▶ **MATERIAL PROVIDED**
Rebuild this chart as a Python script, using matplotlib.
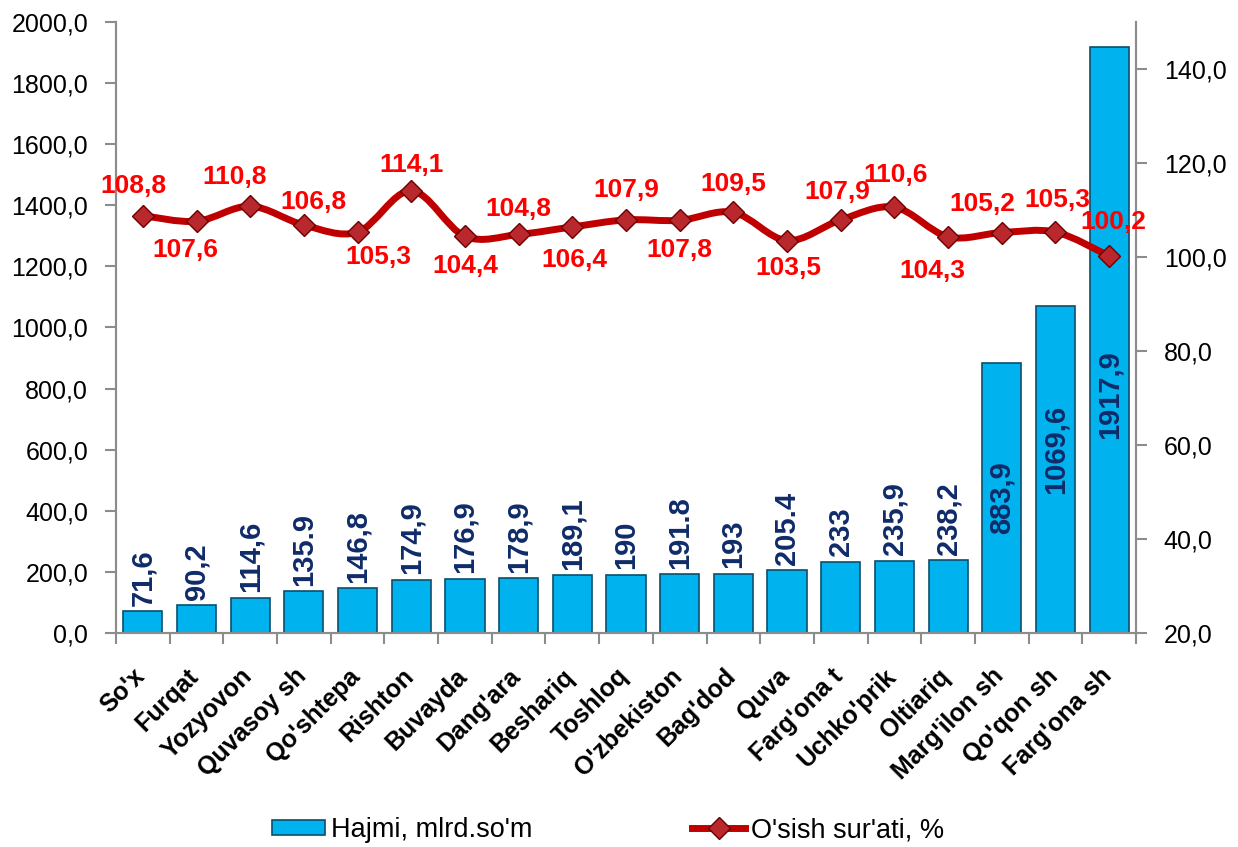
import numpy as np
import matplotlib
matplotlib.use("Agg")
import matplotlib.pyplot as plt
from matplotlib.path import Path
from matplotlib.patches import PathPatch, Patch
from matplotlib.lines import Line2D
from matplotlib.ticker import FuncFormatter, FixedLocator

plt.rcParams['font.family'] = ['Liberation Sans', 'DejaVu Sans']

# data
districts = ["So'x", "Furqat", "Yozyovon", "Quvasoy sh", "Qo'shtepa", "Rishton",
             "Buvayda", "Dang'ara", "Beshariq", "Toshloq", "O'zbekiston", "Bag'dod",
             "Quva", "Farg'ona t", "Uchko'prik", "Oltiariq", "Marg'ilon sh",
             "Qo'qon sh", "Farg'ona sh"]
volume = [71.6, 90.2, 114.6, 135.9, 146.8, 174.9, 176.9, 178.9, 189.1, 190,
          191.8, 193, 205.4, 233, 235.9, 238.2, 883.9, 1069.6, 1917.9]
volume_labels = ["71,6", "90,2", "114,6", "135.9", "146,8", "174,9", "176,9",
                 "178,9", "189,1", "190", "191.8", "193", "205.4", "233",
                 "235,9", "238,2", "883,9", "1069,6", "1917,9"]
growth = [108.8, 107.6, 110.8, 106.8, 105.3, 114.1, 104.4, 104.8, 106.4, 107.9,
          107.8, 109.5, 103.5, 107.9, 110.6, 104.3, 105.2, 105.3, 100.2]
growth_labels = [f"{v:.1f}".replace('.', ',') for v in growth]

# label placement (pixels offset from point), above / below the line
growth_offsets = [(-9, 30), (-11, -29), (-16, 29), (10, 23), (21, -25), (0, 26),
                  (0, -30), (0, 25), (2, -33), (0, 30), (0, -30), (0, 28),
                  (1, -27), (-3, 28), (1, 32), (-16, -34), (-19, 29), (2, 32), (4, 34)]
inside_frac = {16: 0.50, 17: 0.563, 18: 0.406}

bar_color = '#00B2EE'
bar_edge = '#0B4F6C'
line_color = '#C00000'
navy = '#0F2B69'
grey = '#8C8C8C'
px = 72 / 100  # points per pixel

fig = plt.figure(figsize=(12.38, 8.47), dpi=100)
ax = fig.add_axes([0.0937, 0.2527, 0.8239, 0.7213])
ax2 = ax.twinx()

x = np.arange(len(districts))
ax.bar(x, volume, width=0.73, color=bar_color, edgecolor=bar_edge, linewidth=1.2, zorder=2)

ax.set_xlim(-0.5, len(districts) - 0.5)
ax.set_ylim(0, 2000)
ax.set_yticks(np.arange(0, 2001, 200))
ax.yaxis.set_major_formatter(FuncFormatter(lambda v, p: f"{v:.1f}".replace('.', ',')))
ax2.set_ylim(20, 150)
ax2.set_yticks(np.arange(20, 141, 20))
ax2.yaxis.set_major_formatter(FuncFormatter(lambda v, p: f"{v:.1f}".replace('.', ',')))

for a in (ax, ax2):
    a.spines['top'].set_visible(False)
    for s in ('left', 'right', 'bottom'):
        a.spines[s].set_color(grey)
        a.spines[s].set_linewidth(1.5)
    a.tick_params(axis='y', labelsize=18, length=8, width=1.5, color=grey, pad=12)

# x labels: rotated, bbox top-right just below each category
ax.set_xticks(x)
ax.set_xticklabels([])
ax.tick_params(axis='x', which='major', length=0)
ax.xaxis.set_minor_locator(FixedLocator(np.arange(-0.5, len(districts), 1)))
ax.tick_params(axis='x', which='minor', length=8, width=1.5, color=grey)
for i, name in enumerate(districts):
    ax.annotate(name, (i, 0), xycoords=('data', 'axes fraction'),
                xytext=(7 * px, -31 * px), textcoords='offset points',
                rotation=45, ha='right', va='top', fontsize=18, fontweight='bold')

# bar value labels
for i, (v, lab) in enumerate(zip(volume, volume_labels)):
    if i in inside_frac:
        ax.text(i, v * inside_frac[i], lab, rotation=90, ha='center', va='center',
                fontsize=21, fontweight='bold', color=navy, zorder=3)
    else:
        ax.annotate(lab, (i, v), xytext=(0, 4), textcoords='offset points',
                    rotation=90, ha='center', va='bottom',
                    fontsize=21, fontweight='bold', color=navy, zorder=3)

# smoothed growth line (Catmull-Rom as bezier segments)
pts = np.column_stack([x, growth]).astype(float)
verts = [pts[0]]
codes = [Path.MOVETO]
n = len(pts)
for i in range(n - 1):
    p0 = pts[i - 1] if i > 0 else pts[i]
    p1 = pts[i]
    p2 = pts[i + 1]
    p3 = pts[i + 2] if i + 2 < n else pts[i + 1]
    c1 = p1 + (p2 - p0) / 6.0
    c2 = p2 - (p3 - p1) / 6.0
    verts += [c1, c2, p2]
    codes += [Path.CURVE4] * 3
ax2.add_patch(PathPatch(Path(verts, codes), fill=False, edgecolor=line_color,
                        linewidth=5, capstyle='round', joinstyle='round', zorder=4))
ax2.plot(x, growth, ls='none', marker='D', markersize=11, markerfacecolor='#B8282C',
         markeredgecolor='#6E0000', markeredgewidth=1, zorder=5)

for i, (v, lab) in enumerate(zip(growth, growth_labels)):
    dx, dy = growth_offsets[i]
    ax2.annotate(lab, (i, v), xytext=(dx * px, dy * px), textcoords='offset points',
                 ha='center', va='center', fontsize=19, fontweight='bold',
                 color='#FF0000', zorder=6)

# legend
handles = [Patch(facecolor=bar_color, edgecolor=bar_edge, linewidth=1.2),
           Line2D([0], [0], color=line_color, lw=5, marker='D', markersize=11,
                  markerfacecolor='#B8282C', markeredgecolor='#6E0000')]
fig.legend(handles, ["Hajmi, mlrd.so'm", "O'sish sur'ati, %"], loc='center left',
           bbox_to_anchor=(0.209, 0.020), ncol=2, frameon=False, fontsize=19.5,
           borderpad=0, handlelength=1.95, handleheight=0.5, handletextpad=0.22,
           columnspacing=5.9)

fig.savefig('out.png', dpi=100)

▶ **WHAT NEEDS TO BE DONE**
Your task is to reproduce exactly the lines from the start of the data above through the line containing "plt.rcParams['font.family'] = ['Liberation", leaving every picture out.

▶ **RESULT OF THIS TASK**
Rebuild this chart as a Python script, using matplotlib.
import numpy as np
import matplotlib
matplotlib.use("Agg")
import matplotlib.pyplot as plt
from matplotlib.path import Path
from matplotlib.patches import PathPatch, Patch
from matplotlib.lines import Line2D
from matplotlib.ticker import FuncFormatter, FixedLocator

plt.rcParams['font.family'] = ['Liberation Sans', 'DejaVu Sans']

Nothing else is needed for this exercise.